Flagstar's CEO Looks to the Future While Grappling with the Past

Michael Tierney's challenge next year at Flagstar Bancorp is twofold: find ways to go on the offensive while continuing to resolve lingering issues at the Troy, Mich., company.

Tierney became the company's chief executive in October, taking over for Joseph Campanelli. Flagstar returned to profitability this year, but it remains haunted by its past as it grapples with nonperforming assets and litigation tied to its past dealings in mortgage-backed securities.

Tierney, selected as one of American Banker's Community Bankers to Watch for 2013, said in an interview that his main goal for next year is to keep Flagstar profitable. If the $14.4 billion-asset company can secure positive returns, everything else should fall into place.

Here is an edited excerpt of the interview.

What is your top priority for 2013?

MICHAEL TIERNEY: The top priority is to maintain consistent profitability. We worked long and hard to get back to being profitable and we want to make sure we stay there.

How do you do that?

We've said that we are going to focus on some key areas. One is our mortgage business, where we are a national player, and the other is being a supercommunity bank here in Michigan, where we are very strong in personal financial services and we are building out our commercial capabilities.

We are working hard to reduce or eliminate uncertainty regarding our legacy issues. While we've made great progress there, we still need to continue to push on that as we go through 2013.

We won the J.D. Power [and Associates Retail Banking Satisfaction Study] award two years in a row. So we pride ourselves on great customer service across all of our lines of business and we want to make sure we maintain that.

Flagstar seems somewhat caught between two worlds. It is traveling down a new path with renewed vigor for community banking in Michigan, but it is still dealing with legacy issues. What steps do you need to take to end this bifurcated view of your company?

I think we've been taking all of the steps, we just need to continue on the path, right? As we focus on our key businesses, and as they grow and are profitable, that puts us in a better position to be able to deal with our legacy issues.

We have significantly decreased our delinquent loans and are continuing to do that. But it is just going to take time — particularly with a residential business where it takes so long to foreclose — to get control of a property and then get it sold.

Every bank in the country that is in the business is struggling with that. Nonperforming assets are sticky in the residential loan area. As home prices increase, that cycle will begin to move faster.

What is your biggest challenge or worry for 2013?

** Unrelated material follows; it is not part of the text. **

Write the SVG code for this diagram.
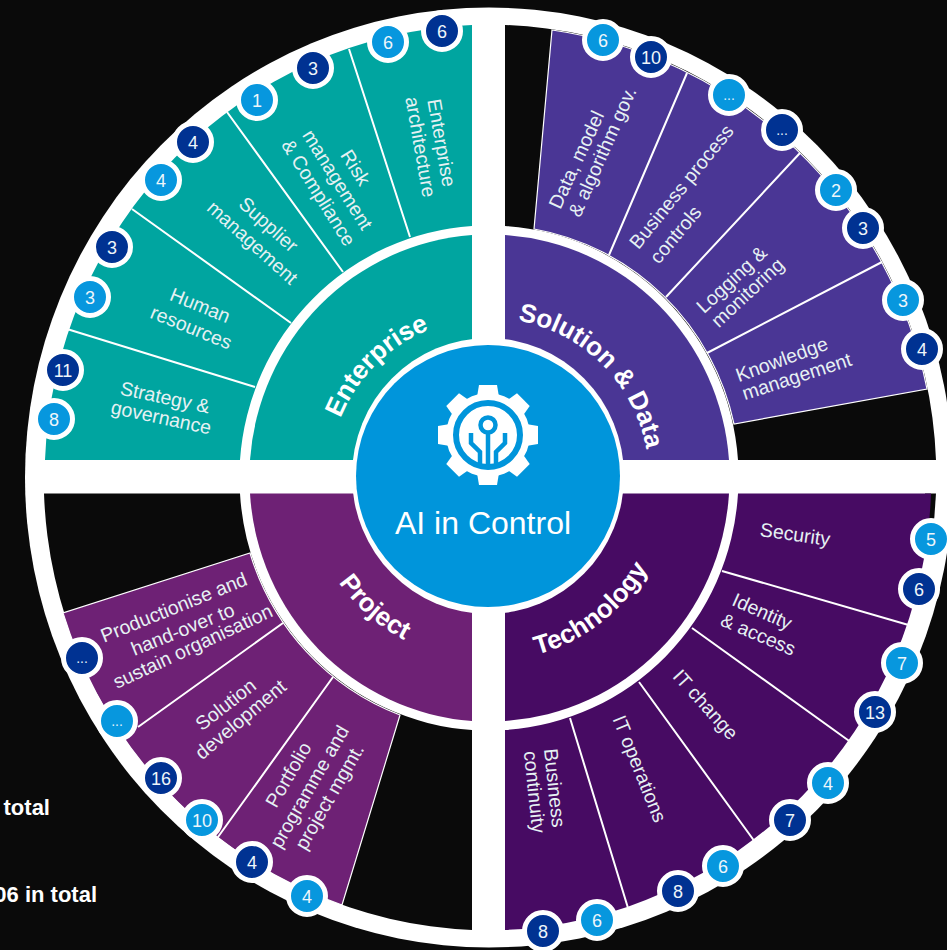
<svg xmlns="http://www.w3.org/2000/svg" width="947" height="950" viewBox="0 0 947 950">
<style>
text{font-family:"Liberation Sans",Arial,sans-serif}
.l{font-size:19.5px;fill:#e6f1f3;text-anchor:middle}
.c{font-size:26px;font-weight:700;fill:#fff;text-anchor:middle}
.t{font-size:22px;font-weight:700;fill:#fff;text-anchor:end}
.bt{font-size:18px;fill:#eef6fb;text-anchor:middle}
.dd{font-size:14px;fill:#e4f2fa;text-anchor:middle}
.bd{fill:#003292;stroke:#fff;stroke-width:5}
.bl{fill:#0797de;stroke:#fff;stroke-width:5}
.div{stroke:#fff;stroke-width:2;fill:none}
.edge{stroke:#fff;stroke-width:1.2}
.tr{stroke:#0095db;stroke-width:4.5;fill:none}
</style>
<defs>
<path id="arcE" d="M329,478A160,160 0 0 1 489,318"/>
<path id="arcS" d="M489,318A160,160 0 0 1 649,478"/>
<path id="arcT" d="M489,661A183,183 0 0 0 672,478"/>
<path id="arcP" d="M306,478A183,183 0 0 0 489,661"/>
</defs>
<rect width="947" height="950" fill="#0a0a0a"/>
<g id="ring">
<ellipse cx="489" cy="477.5" rx="464" ry="470" fill="#fff"/>
<path fill="#0a0a0a" d="M505,25A446,453 0 0 1 936,460L738,460A249,252 0 0 0 505,226Z"/>
<path fill="#0a0a0a" d="M44,493.5A446,453 0 0 0 472,930L472,730A249,252 0 0 1 240,493.5Z"/>
<path fill="#0a0a0a" d="M936,493.5L934,522L925,522L925,493.5Z"/>
</g>
<g id="outer-sectors">
<path fill="#00a5a0" d="M45,460A446,453 0 0 1 472,25L472,226A249,252 0 0 0 240,460Z"/>
<path class="edge" fill="#4a3695" d="M552,30A446,453 0 0 1 927,389L734,424A249,252 0 0 0 534,229Z"/>
<path fill="#470b63" d="M931,493.5A446,453 0 0 1 505,930L505,730A249,252 0 0 0 738,493.5Z"/>
<path class="edge" fill="#6e2175" d="M63,613A446,453 0 0 0 342,905L400,715A249,252 0 0 1 250,553Z"/>
</g>
<g id="connectors">
<path class="div" d="M67,329L255,387M132,209L291,323M227,112L343,272M349,49L410,237"/>
<path class="div" d="M687,73L609,255M800,153L666,297M882,262L707,353"/>
<path class="div" d="M912,626L722,571M852,743L692,628M755,842L639,682M628,908L570,718"/>
<path class="div" d="M138,727L283,623M218,837L333,677"/>
</g>
<g id="enterprise">
<path fill="#00a5a0" d="M250,460A240,243 0 0 1 472,235L472,460Z"/>
<text class="c"><textPath href="#arcE" startOffset="50%">Enterprise</textPath></text>
</g>
<g id="solution-data">
<path fill="#4a3695" d="M505,235A240,243 0 0 1 729,460L505,460Z"/>
<text class="c"><textPath href="#arcS" startOffset="50%">Solution &amp; Data</textPath></text>
</g>
<g id="technology">
<path fill="#470b63" d="M729,493.5A240,243 0 0 1 505,721L505,493.5Z"/>
<text class="c"><textPath href="#arcT" startOffset="42%">Technology</textPath></text>
</g>
<g id="project">
<path fill="#6e2175" d="M472,721A240,243 0 0 1 250,493.5L472,493.5Z"/>
<text class="c"><textPath href="#arcP" startOffset="54%">Project</textPath></text>
</g>
<g id="centre">
<ellipse cx="488" cy="476" rx="136" ry="138" fill="#fff"/>
<ellipse cx="488" cy="476" rx="132" ry="131" fill="#0095db"/>
<g id="gear-icon" transform="translate(488,435)">
<circle r="42" fill="#fff"/>
<g fill="#fff">
<polygon points="-11,-38 -9,-50 9,-50 11,-38"/>
<polygon points="-11,-38 -9,-50 9,-50 11,-38" transform="rotate(45)"/>
<polygon points="-11,-38 -9,-50 9,-50 11,-38" transform="rotate(90)"/>
<polygon points="-11,-38 -9,-50 9,-50 11,-38" transform="rotate(135)"/>
<polygon points="-11,-38 -9,-50 9,-50 11,-38" transform="rotate(180)"/>
<polygon points="-11,-38 -9,-50 9,-50 11,-38" transform="rotate(225)"/>
<polygon points="-11,-38 -9,-50 9,-50 11,-38" transform="rotate(270)"/>
<polygon points="-11,-38 -9,-50 9,-50 11,-38" transform="rotate(315)"/>
</g>
<circle r="32" class="tr" style="stroke-width:6"/>
<circle cy="-10" r="7.5" class="tr"/>
<path class="tr" d="M0,-3V31M-17,-2V8L-8,17V31M17,-2V8L8,17V31"/>
</g>
<text x="483" y="534" style="font-size:32px;fill:#fff;text-anchor:middle">AI in Control</text>
</g>
<g id="strategy-governance">
<text class="l" y="6" transform="translate(165,398) rotate(12)">Strategy &amp;</text>
<text class="l" y="6" transform="translate(161,418) rotate(12)">governance</text>
<circle class="bd" cx="63" cy="370" r="18.5"/><text class="bt" x="63" y="376.500">11</text>
<circle class="bl" cx="54" cy="419" r="18.5"/><text class="bt" x="54" y="425.500">8</text>
</g>
<g id="human-resources">
<text class="l" y="6" transform="translate(200,306) rotate(22)">Human</text>
<text class="l" y="6" transform="translate(191,328) rotate(22)">resources</text>
<circle class="bd" cx="112" cy="247" r="18.5"/><text class="bt" x="112" y="253.500">3</text>
<circle class="bl" cx="90" cy="297" r="18.5"/><text class="bt" x="90" y="303.500">3</text>
</g>
<g id="supplier-management">
<text class="l" y="6" transform="translate(268,225) rotate(42)">Supplier</text>
<text class="l" y="6" transform="translate(252,243) rotate(42)">management</text>
<circle class="bd" cx="193" cy="142" r="18.5"/><text class="bt" x="193" y="148.500">4</text>
<circle class="bl" cx="161" cy="180" r="18.5"/><text class="bt" x="161" y="186.500">4</text>
</g>
<g id="risk-compliance">
<text class="l" y="6" transform="translate(355,168) rotate(58)">Risk</text>
<text class="l" y="6" transform="translate(337,180) rotate(58)">management</text>
<text class="l" y="6" transform="translate(318,193) rotate(58)">&amp; Compliance</text>
<circle class="bl" cx="257" cy="100" r="18.5"/><text class="bt" x="257" y="106.500">1</text>
<circle class="bd" cx="313" cy="68" r="18.5"/><text class="bt" x="313" y="74.500">3</text>
</g>
<g id="enterprise-architecture">
<text class="l" y="6" transform="translate(441,143) rotate(80)">Enterprise</text>
<text class="l" y="6" transform="translate(420,147) rotate(80)">architecture</text>
<circle class="bl" cx="388" cy="42" r="18.5"/><text class="bt" x="388" y="48.500">6</text>
<circle class="bd" cx="442" cy="31" r="18.5"/><text class="bt" x="442" y="37.500">6</text>
</g>
<g id="data-model-algorithm">
<text class="l" y="6" transform="translate(577,160) rotate(-65)">Data, model</text>
<text class="l" y="6" transform="translate(603,152) rotate(-66)">&amp; algorithm gov.</text>
<circle class="bl" cx="603" cy="40" r="18.5"/><text class="bt" x="603" y="46.500">6</text>
<circle class="bd" cx="651" cy="57" r="18.5"/><text class="bt" x="651" y="63.500">10</text>
</g>
<g id="business-process-controls">
<text class="l" y="6" transform="translate(682,187) rotate(-51)">Business process</text>
<text class="l" y="6" transform="translate(676,235) rotate(-50)">controls</text>
<circle class="bl" cx="729" cy="95" r="18.5"/><text class="dd" x="729" y="100">...</text>
<circle class="bd" cx="782" cy="130" r="18.5"/><text class="dd" x="782" y="135">...</text>
</g>
<g id="logging-monitoring">
<text class="l" y="6" transform="translate(732,280) rotate(-43)">Logging &amp;</text>
<text class="l" y="6" transform="translate(748,293) rotate(-43)">monitoring</text>
<circle class="bl" cx="836" cy="190" r="18.5"/><text class="bt" x="836" y="196.500">2</text>
<circle class="bd" cx="863" cy="228" r="18.5"/><text class="bt" x="863" y="234.500">3</text>
</g>
<g id="knowledge-management">
<text class="l" y="6" transform="translate(782,360) rotate(-20)">Knowledge</text>
<text class="l" y="6" transform="translate(797,377) rotate(-18)">management</text>
<circle class="bl" cx="903" cy="300" r="18.5"/><text class="bt" x="903" y="306.500">3</text>
<circle class="bd" cx="922" cy="349" r="18.5"/><text class="bt" x="922" y="355.500">4</text>
</g>
<g id="security">
<text class="l" y="6" transform="translate(795,535) rotate(8)">Security</text>
<circle class="bl" cx="931" cy="539" r="18.5"/><text class="bt" x="931" y="545.500">5</text>
<circle class="bd" cx="919" cy="589" r="18.5"/><text class="bt" x="919" y="595.500">6</text>
</g>
<g id="identity-access">
<text class="l" y="6" transform="translate(762,612) rotate(24)">Identity</text>
<text class="l" y="6" transform="translate(758,635) rotate(23)">&amp; access</text>
<circle class="bl" cx="902" cy="663" r="18.5"/><text class="bt" x="902" y="669.500">7</text>
<circle class="bd" cx="875" cy="712" r="18.5"/><text class="bt" x="875" y="718.500">13</text>
</g>
<g id="it-change">
<text class="l" y="6" transform="translate(705,705) rotate(48)">IT change</text>
<circle class="bl" cx="828" cy="783" r="18.5"/><text class="bt" x="828" y="789.500">4</text>
<circle class="bd" cx="790" cy="820" r="18.5"/><text class="bt" x="790" y="826.500">7</text>
</g>
<g id="it-operations">
<text class="l" y="6" transform="translate(639,769) rotate(68)">IT operations</text>
<circle class="bl" cx="723" cy="866" r="18.5"/><text class="bt" x="723" y="872.500">6</text>
<circle class="bd" cx="678" cy="891" r="18.5"/><text class="bt" x="678" y="897.500">8</text>
</g>
<g id="business-continuity">
<text class="l" y="6" transform="translate(554,788) rotate(84)">Business</text>
<text class="l" y="6" transform="translate(534,792) rotate(84)">continuity</text>
<circle class="bl" cx="597" cy="920" r="18.5"/><text class="bt" x="597" y="926.500">6</text>
<circle class="bd" cx="543" cy="931" r="18.5"/><text class="bt" x="543" y="937.500">8</text>
</g>
<g id="productionise">
<text class="l" y="6" transform="translate(174,608) rotate(-22)">Productionise and</text>
<text class="l" y="6" transform="translate(183,630) rotate(-22)">hand-over to</text>
<text class="l" y="6" transform="translate(193,647) rotate(-25)">sustain organisation</text>
<circle class="bd" cx="82" cy="658" r="18.5"/><text class="dd" x="82" y="663">...</text>
<circle class="bl" cx="117" cy="721" r="18.5"/><text class="dd" x="117" y="726">...</text>
</g>
<g id="solution-development">
<text class="l" y="6" transform="translate(226,705) rotate(-38)">Solution</text>
<text class="l" y="6" transform="translate(241,720) rotate(-40)">development</text>
<circle class="bd" cx="161" cy="778" r="18.5"/><text class="bt" x="161" y="784.500">16</text>
<circle class="bl" cx="202" cy="820" r="18.5"/><text class="bt" x="202" y="826.500">10</text>
</g>
<g id="portfolio-programme">
<text class="l" y="6" transform="translate(289,775) rotate(-60)">Portfolio</text>
<text class="l" y="6" transform="translate(310,787) rotate(-60)">programme and</text>
<text class="l" y="6" transform="translate(330,797) rotate(-60)">project mgmt.</text>
<circle class="bd" cx="252" cy="862" r="18.5"/><text class="bt" x="252" y="868.500">4</text>
<circle class="bl" cx="307" cy="896" r="18.5"/><text class="bt" x="307" y="902.500">4</text>
</g>
<g id="totals">
<text class="t" x="50" y="815">total</text>
<text class="t" x="97" y="902">06 in total</text>
</g>
</svg>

I think for everyone in the banking industry, it is going to be the fiscal cliff. We need Congress and the [Obama] administration to come together and find a way to raise some revenues and cut some costs and make sure that the economy doesn't take a nosedive. If it does, it is going be to the biggest problem for every banker in the country.

If we are talking this time next year, what do you think will be the year's highlights?

If we look back and say, hey, we met our earnings consistently, improved the strength of the balance sheet and were able to grow the business, we are going to be pretty happy.

Let's talk about your plans for growth.

We feel pretty good about where we are right now. We feel good about the level of where we are in the mortgage business. We want to maintain the volume levels and make sure we are doing that in a high-quality fashion. It is not so much about increasing what we are doing, but just making sure that we are doing it in the best possible way.

In retail, we are the fastest-growing bank in Michigan. We probably won't grow as fast, because we don't need to, but we will probably remain the fastest-growing bank in Michigan.

How do you plan to build shareholder value?

As you demonstrate progress on eliminating the uncertainty with the legacy issues, investors can focus on our strategy: mortgages and Michigan. It is a much simpler strategy. We are winding down our New England presence. We exited the Indiana and Georgia markets. A more focused business strategy is much easier to execute on.

Besides reducing credit costs, are there any particular areas of the income statement that you'd like to improve?

We think we have one of the strongest earnings engines in the banking industry right now. It is really not about increasing it. We have a great race car that can really go; we just have to make sure nothing knocks it off the tracks. Every time that car is on the track, we want it to perform consistently.